What is Financial Planning?

I may have done a blog on this subject before, but I’m going to continue coming back to it throughout my career because I think it is extremely important. Financial Services is a tough and very regulated industry because there are so many definitions of a financial advisor. Basically, the term financial advisor suggests the idea that the person will have your best interests in mind when they suggest their different services. The advisor should absolutely do this, but unfortunately, this is not always the case.

Due to pressures and incentives over the years, the industry has become a sales job. It always has been to a point, but it’s sad when an advisor talks a person into a small life insurance policy just because they don’t want to make the meeting a waste of their time. The commission drives them instead of actually helping the client. It doesn’t make the salesman a bad person. They have a family to feed just like the rest of us. I’ve been in interviews with these big firms and you can feel the pressure the advisors are under to produce.

What’s the solution? Stop being a financial advisor and become a financial planner! Yes, it’s the exact same job. You have to recruit prospects and get them to become clients for a commission or a fee, but as a planner, your emphasis is on helping the client reach a clearly-defined goal. Not only on getting the commission. Commissions will come as you do good work.

That’s what financial planning is to me. The client’s goal is what matters. Money is the tool that helps us reach the goal. The “small” client can become the “big” client if they stick with you and work toward their goals. Then you can actually develop a relationship with the client and their family. Larger firms have forgotten this, but it’s the foundation on which an independent advisor (like myself) builds his business.

When I first meet a client, I give them a piece of paper on which they write their goals. Depending on the service they purchase from me, these goals can be one year or 30 years from now when they retire. I don’t mean a numerical goal, such as $1 million, but an actual goal like going back to school or buying a dream home.
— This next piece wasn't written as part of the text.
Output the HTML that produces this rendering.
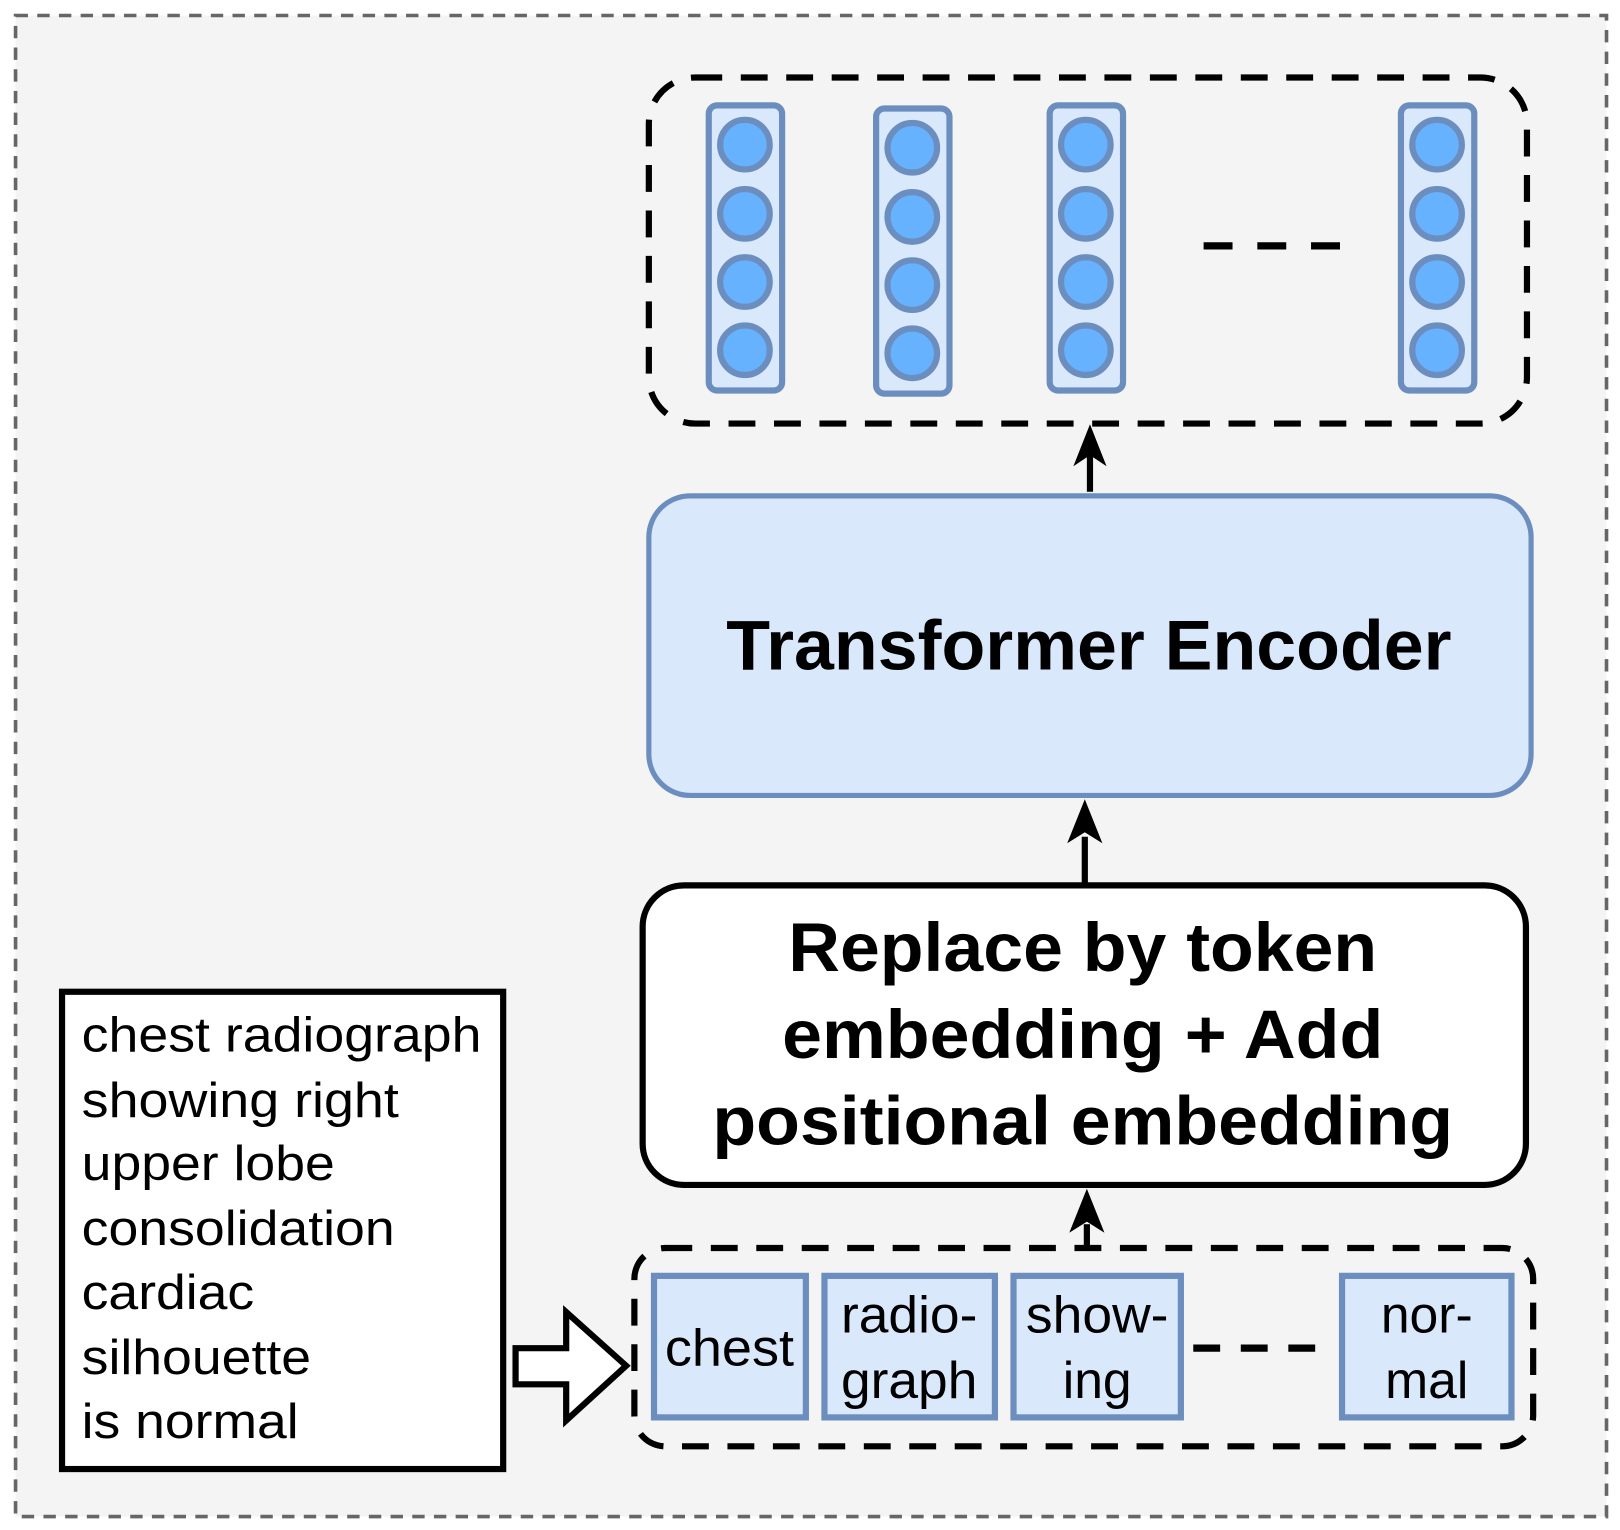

We have to make the goals realistic, but I am all for chasing dreams. As I told a client recently, I’m the guy who started a wheelchair hockey program in Eastern North Carolina and it lasted for 15 years. My team traveled all over the US and Canada playing hockey in wheelchairs…sounds kind of like a far-fetched goal doesn’t it? So why should you be afraid to share your goal with me? I won’t laugh. I actually want to see you achieve the dream! Of course, you’ll still have to do the work. I can only help you with the path, but I’m glad to join you on the journey!